All-night vigil
- For the musical setting by Rachmaninoff, see All-Night Vigil (Rachmaninoff)
The All-night vigil is a service of the Eastern Orthodox Church (and Eastern Catholic Church) consisting of an aggregation of the three canonical hours of Vespers, Matins, and the First Hour. The vigil is celebrated on the eves of Sundays and of major liturgical feasts.[1]

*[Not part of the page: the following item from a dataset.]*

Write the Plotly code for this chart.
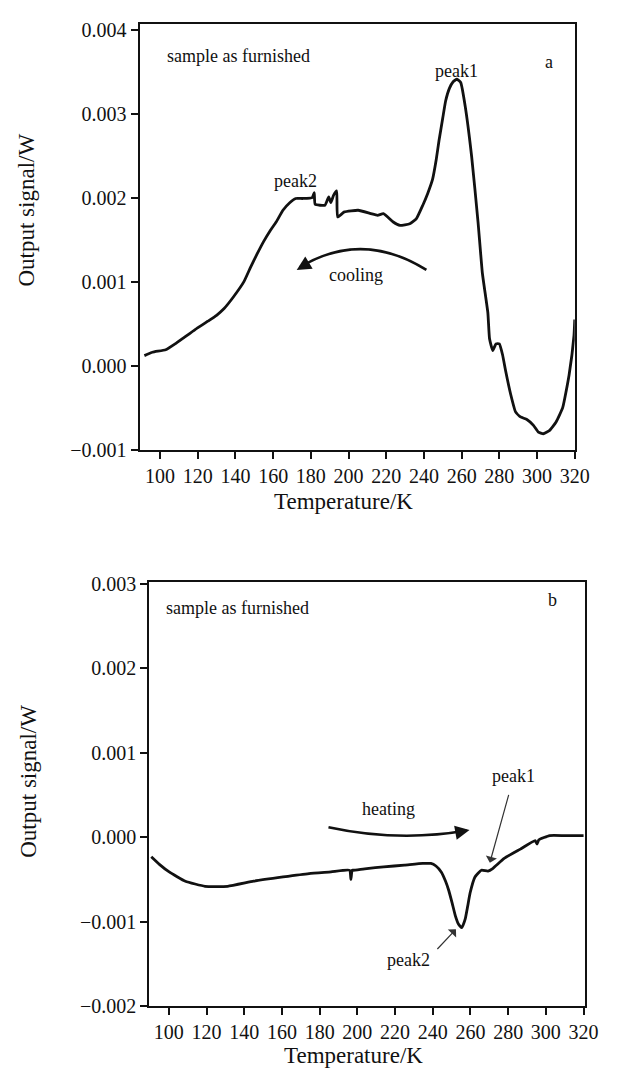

The vigil has been set to music most famously by Sergei Rachmaninoff, whose setting of selections from the service is one of his most admired works. Tchaikovsky's setting of the all-night vigil, along with his Divine Liturgy and his collection of nine sacred songs were of seminal importance in the later interest in Orthodox music in general, and settings of the all-night vigil in particular.[2][3][4] Other musical settings include those by Chesnokov, Grechaninov, Ippolitov-Ivanov, Alexander Kastalsky,[5] Hilarion Alfeyev, Clive Strutt and Einojuhani Rautavaara. It is most often celebrated using a variety of traditional or simplified chant melodies based on the Octoechos or other sources.
Order
When celebrated at the All-night vigil, the orders of Great Vespers and Matins vary somewhat from when they are celebrated by themselves.[6][7] In parish usage, many portions of the service such as the readings from the Synaxarion during the Canon at Matins are abbreviated or omitted, and it therefore takes approximately two or two and a half hours to perform.

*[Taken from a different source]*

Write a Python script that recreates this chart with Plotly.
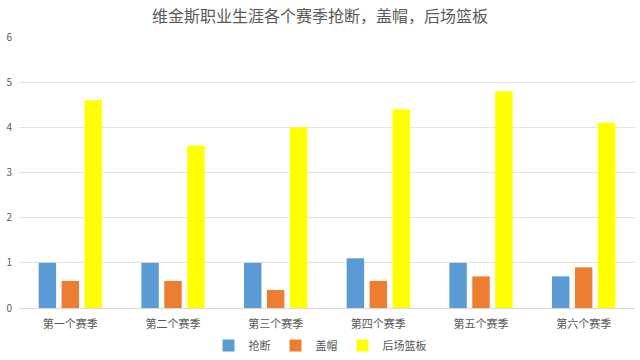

The Psalms cited below are numbered according to the Septuagint, which differs from that found in the Masoretic.
Great Vespers
- Great Censing of the entire church, done in silence
- Opening exclamation by the priest: "Glory to the holy, consubstantial, life-creating, and undivided Trinity, always, now and ever, and unto ages of ages"
- "Come let us worship God our king"
- "Psalm of creation", Psalm 103, sung (in modern practise only selected verses)
- Great Litany
- First Kathisma (entirely on Sundays) or the 1st stasis on weekdays
- Little Litany
- "Lord I have cried" (psalms 140,141,129, 116), with appointed stichera, ending with the Dogmatic Theotokion, a hymn addressed to the Theotokos
- Entrance
- Phos Hilaron ("O gladsome light")
- Prokeimenon for the day
- Old Testament readings (if appointed)
- Augmented Litany
- The prayer, "Vouchsafe, O Lord"
- Litany of Askings
- Litia (on Sundays and certain feastdays)
- Aposticha
- Nunc dimittis ("Now lettest Thou thy servant depart in peace") and Trisagion prayers
- Apolytikion—on Sundays: "Rejoice, O Virgin Theotokos..."; otherwise, the one appointed for the feast
- Artoklasia, if there was a Litia
- "Blessed be the name of the Lord", Psalm 33 (first ten verses), and a blessing
Matins
- "Glory to God in the highest", "O Lord, open Thou my lips"
- Six Psalms (Psalms 3, 37, 61, 87, 102, and 142)
- Great Litany
- "God is the Lord", with verses from Psalm 117
- Apolytikion—on Sundays: from the Octoechos; otherwise, for the feast—and its appropriate Theotokion
- Kathisma
- Little Litany
- Sessional hymns
- Kathisma
- Little Litany
- Sessional hymns
- 17th Kathisma (Psalm 118) or Polyeleon (Psalms 134 and 135) as appointed for the season
- Megalynarion (feast days)
- Resurrectional Troparia, "The Angelic Council..." (Sundays only)
- Little Litany
- Anabathmoi
- Hypakoe
- Matins Prokeimenon
- Matins Gospel
- "Having beheld the Resurrection of Christ" (on Sundays), or the appointed stichera (on feast days)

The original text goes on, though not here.